Telkom and Airtel Kenya’s merger plan came to a halt in August last year following a series of regulatory hurdles.
Last year, the company announced that it had agreed with Airtel Networks Kenya to stop merger talks after failing to comply with several regulatory burdens imposed by the Ethics and Anti-Corruption Commission (EACC) to clear the deal.
The EACC had ordered Telkom Kenya to stop disposing of its property and recover those already sold to complete the transaction as part of the many requirements.
In a court ruling, the High Court has termed the decision by the EACC illegal, clearing way for the dropped merger talks.
The EACC had ordered the Communications Authority of Kenya to suspend the deal as it continued to probe the Telkom Kenya’s transactions.

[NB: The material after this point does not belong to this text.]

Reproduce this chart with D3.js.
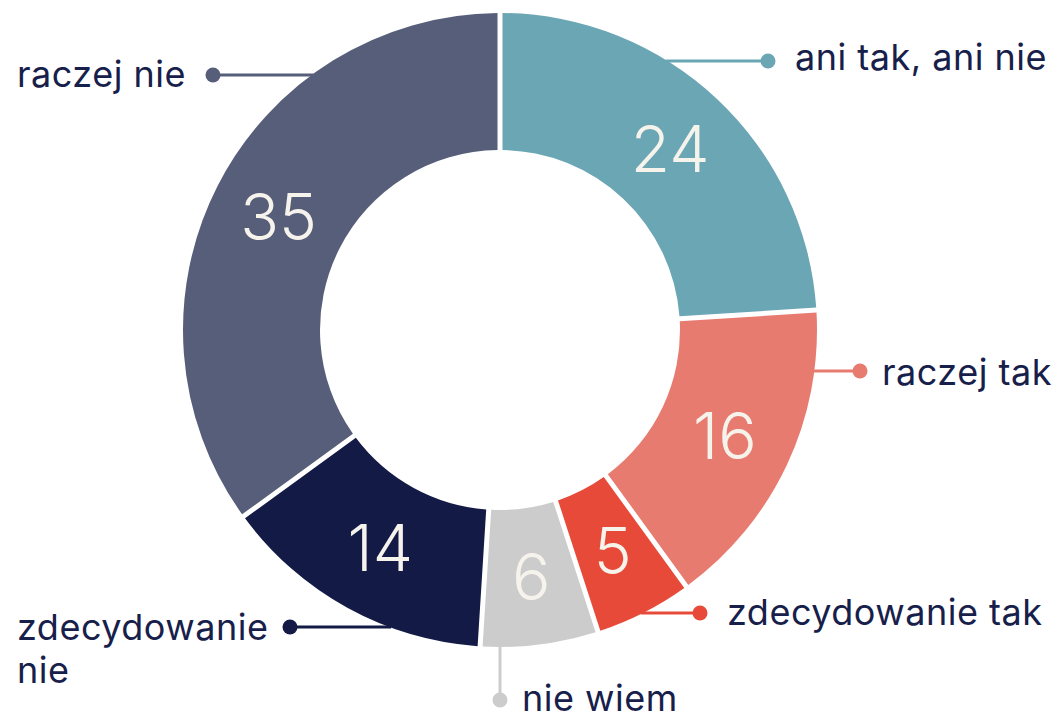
<!DOCTYPE html>
<html>
<head>
<meta charset="utf-8">
<script src="https://cdn.jsdelivr.net/npm/d3@7"></script>
<style>
  html, body { margin: 0; padding: 0; background: #ffffff; }
  svg { display: block; }
  text { font-family: Inter, "Noto Sans", sans-serif; }
</style>
</head>
<body>
<svg id="chart" width="1058" height="716"></svg>
<script>
// Answer categories, in clockwise order from 12 o'clock
const categories = ["ani tak, ani nie", "raczej tak", "zdecydowanie tak", "nie wiem", "zdecydowanie nie", "raczej nie"];
// Share of answers (%)
const values = [24, 16, 5, 6, 14, 35];
// Slice colours
const colors = ["#6aa6b4", "#e87b6f", "#e84a3a", "#cccccc", "#121a45", "#575e7a"];
// Label text lines
const labelLines = [["ani tak, ani nie"], ["raczej tak"], ["zdecydowanie tak"], ["nie wiem"], ["zdecydowanie", "nie"], ["raczej nie"]];

// Callout placement: dot position, leader direction and text origin
const callouts = [
  { dot: [768, 61],  dir: "h", text: [795, 70],  anchor: "start" },
  { dot: [860, 371], dir: "h", text: [882, 385], anchor: "start" },
  { dot: [700, 613], dir: "h", text: [727, 625], anchor: "start" },
  { dot: [500, 700], dir: "v", text: [522, 711], anchor: "start" },
  { dot: [290, 627], dir: "h", text: [17, 640],  anchor: "start" },
  { dot: [213, 75],  dir: "h", text: [17, 87],   anchor: "start" }
];

const cx = 500, cy = 330;
const outerR = 317, innerR = 180;
const gap = 5;

const svg = d3.select("#chart");
const g = svg.append("g").attr("transform", `translate(${cx},${cy})`);

const data = categories.map((c, i) => ({ name: c, value: values[i], color: colors[i], lines: labelLines[i], callout: callouts[i] }));

const pie = d3.pie().sort(null).value(d => d.value);
const arcs = pie(data);

const arc = d3.arc()
  .innerRadius(innerR)
  .outerRadius(outerR)
  .padRadius(outerR)
  .padAngle(gap / outerR);

const labelArc = d3.arc().innerRadius((innerR + outerR) / 2).outerRadius((innerR + outerR) / 2);

g.selectAll("path.slice")
  .data(arcs)
  .join("path")
  .attr("class", "slice")
  .attr("d", arc)
  .attr("fill", d => d.data.color);

// Value labels inside the ring
g.selectAll("text.value")
  .data(arcs)
  .join("text")
  .attr("class", "value")
  .attr("transform", d => `translate(${labelArc.centroid(d)})`)
  .attr("text-anchor", "middle")
  .attr("dy", "0.36em")
  .attr("font-size", 64)
  .attr("font-weight", 300)
  .attr("fill", "#f5f3ec")
  .text(d => d.data.value);

// Leader lines: from the outer rim to the dot
const callG = svg.append("g");
data.forEach(d => {
  const c = d.callout;
  let x1, y1;
  if (c.dir === "h") {
    const dy = c.dot[1] - cy;
    const dx = Math.sqrt(outerR * outerR - dy * dy);
    x1 = c.dot[0] > cx ? cx + dx - 2 : cx - dx + 2;
    y1 = c.dot[1];
  } else {
    const dx = c.dot[0] - cx;
    const dy = Math.sqrt(outerR * outerR - dx * dx);
    x1 = c.dot[0];
    y1 = c.dot[1] > cy ? cy + dy - 2 : cy - dy + 2;
  }
  callG.append("line")
    .attr("x1", x1).attr("y1", y1)
    .attr("x2", c.dot[0]).attr("y2", c.dot[1])
    .attr("stroke", d.color)
    .attr("stroke-width", 3);
  callG.append("circle")
    .attr("cx", c.dot[0]).attr("cy", c.dot[1])
    .attr("r", 7.5)
    .attr("fill", d.color);
  const t = callG.append("text")
    .attr("x", c.text[0]).attr("y", c.text[1])
    .attr("text-anchor", c.anchor)
    .attr("font-size", 36)
    .attr("letter-spacing", 0.5)
    .attr("fill", "#17204a");
  d.lines.forEach((ln, i) => {
    t.append("tspan").attr("x", c.text[0]).attr("y", c.text[1] + i * 43).text(ln);
  });
});
</script>
</body>
</html>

A high court judge said the EACC’s decision was “unlawful because it is tainted by all or either of the grounds of illegality, irrationality and procedural impropriety.”
“This implies that it is only by a court order that any of the assets disposed of by the applicant may be recovered and it is only through the same means that the applicant may be restrained from further disposing of its property,” the court ruled.
EACC lawyers said the said order to the CA that stalled the merger talks was just a request. However, the court order doesn’t prevent the EACC from looking into the transactions, which has been ongoing for years.
Telkom Kenya, 40 per cent owned by the government, had announced merger plans with Airtel Kenya in February 2019.
After regulatory hurdles, the telco reached a consensus with Airtel Kenya to stop the transaction. Telkom said, was due to “the challenges experienced in getting all the approvals required to complete the transaction.”
“After carefully reviewing the available options, Telkom has opted to adopt an alternative strategic direction and will no longer be pursuing the proposed joint venture transaction,” the Mugo KIBATI, Telkom Kenya’s Chief Executive Officer. He said, adding that it was mutually agreed between the two parties.
The Airtel-Telkom merger also faced other issues, including a request by rival Safaricom to the CA to block the transaction until the two cleared a combined debt of Ksh 1.3 billion. An Airtel-Telkom merger would have created a more potent competitor that can challenge long-term market leader Safaricom which controls over half of the market.
The deal was also to receive approval from the National Treasury, which was still pending, due to the government’s 40 per cent stake in Telkom Kenya.
It remains to be seen if the companies would be interested in reviving the merger talks. As it stands, both parties seem to have moved on. Telkom restructured its business after the fallout, and Airtel almost instantly launched its free streaming app days later.